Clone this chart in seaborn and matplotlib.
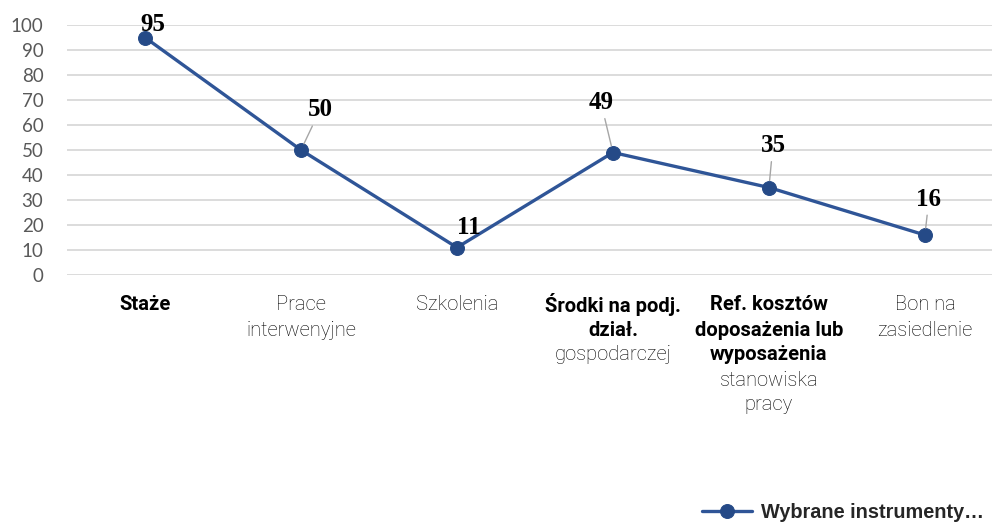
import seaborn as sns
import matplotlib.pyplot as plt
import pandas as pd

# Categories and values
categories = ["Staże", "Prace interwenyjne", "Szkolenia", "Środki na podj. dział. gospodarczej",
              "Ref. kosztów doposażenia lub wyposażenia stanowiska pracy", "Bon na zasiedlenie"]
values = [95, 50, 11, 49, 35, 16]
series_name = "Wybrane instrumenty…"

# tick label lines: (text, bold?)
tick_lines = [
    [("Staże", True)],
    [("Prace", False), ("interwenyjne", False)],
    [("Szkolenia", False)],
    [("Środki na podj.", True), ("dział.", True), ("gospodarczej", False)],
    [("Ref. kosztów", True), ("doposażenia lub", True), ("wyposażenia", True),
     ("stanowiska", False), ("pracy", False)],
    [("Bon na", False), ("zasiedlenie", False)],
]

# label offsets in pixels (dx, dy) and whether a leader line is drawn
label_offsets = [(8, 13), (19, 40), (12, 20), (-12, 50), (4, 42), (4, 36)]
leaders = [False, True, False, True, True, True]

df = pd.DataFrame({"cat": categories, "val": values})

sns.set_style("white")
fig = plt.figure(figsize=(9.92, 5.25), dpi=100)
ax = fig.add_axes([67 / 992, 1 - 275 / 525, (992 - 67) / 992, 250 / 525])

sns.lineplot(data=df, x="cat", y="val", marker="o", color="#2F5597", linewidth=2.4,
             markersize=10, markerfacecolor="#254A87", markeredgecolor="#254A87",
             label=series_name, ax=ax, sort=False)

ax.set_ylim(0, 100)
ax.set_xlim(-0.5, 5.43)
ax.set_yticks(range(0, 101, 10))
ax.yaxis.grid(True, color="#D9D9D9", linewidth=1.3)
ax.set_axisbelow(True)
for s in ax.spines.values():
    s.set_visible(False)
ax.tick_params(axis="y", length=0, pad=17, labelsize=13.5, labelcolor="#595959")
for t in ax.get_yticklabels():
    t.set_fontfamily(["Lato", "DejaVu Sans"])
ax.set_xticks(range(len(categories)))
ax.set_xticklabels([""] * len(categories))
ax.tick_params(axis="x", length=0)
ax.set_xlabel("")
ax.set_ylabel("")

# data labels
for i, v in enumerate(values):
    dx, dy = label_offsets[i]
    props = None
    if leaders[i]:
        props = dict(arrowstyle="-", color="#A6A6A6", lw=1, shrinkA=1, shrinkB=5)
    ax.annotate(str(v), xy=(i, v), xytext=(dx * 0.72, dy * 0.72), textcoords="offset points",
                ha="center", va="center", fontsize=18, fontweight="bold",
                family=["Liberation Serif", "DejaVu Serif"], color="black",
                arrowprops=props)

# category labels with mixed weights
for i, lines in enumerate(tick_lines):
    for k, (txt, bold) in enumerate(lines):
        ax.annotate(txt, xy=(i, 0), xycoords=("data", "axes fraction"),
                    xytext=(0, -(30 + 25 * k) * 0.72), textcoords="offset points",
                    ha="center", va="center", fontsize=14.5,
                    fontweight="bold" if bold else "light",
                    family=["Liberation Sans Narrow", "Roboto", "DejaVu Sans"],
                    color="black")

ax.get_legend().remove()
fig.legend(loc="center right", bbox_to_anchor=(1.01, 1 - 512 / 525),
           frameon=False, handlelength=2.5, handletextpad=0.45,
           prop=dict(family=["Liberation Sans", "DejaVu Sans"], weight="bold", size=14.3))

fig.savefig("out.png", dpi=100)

__________

- [TASK REQUIREMENTS]
Working from the material above, state how many lines contain "seaborn"; give only the number.

- [WRITTEN SOLUTION]
2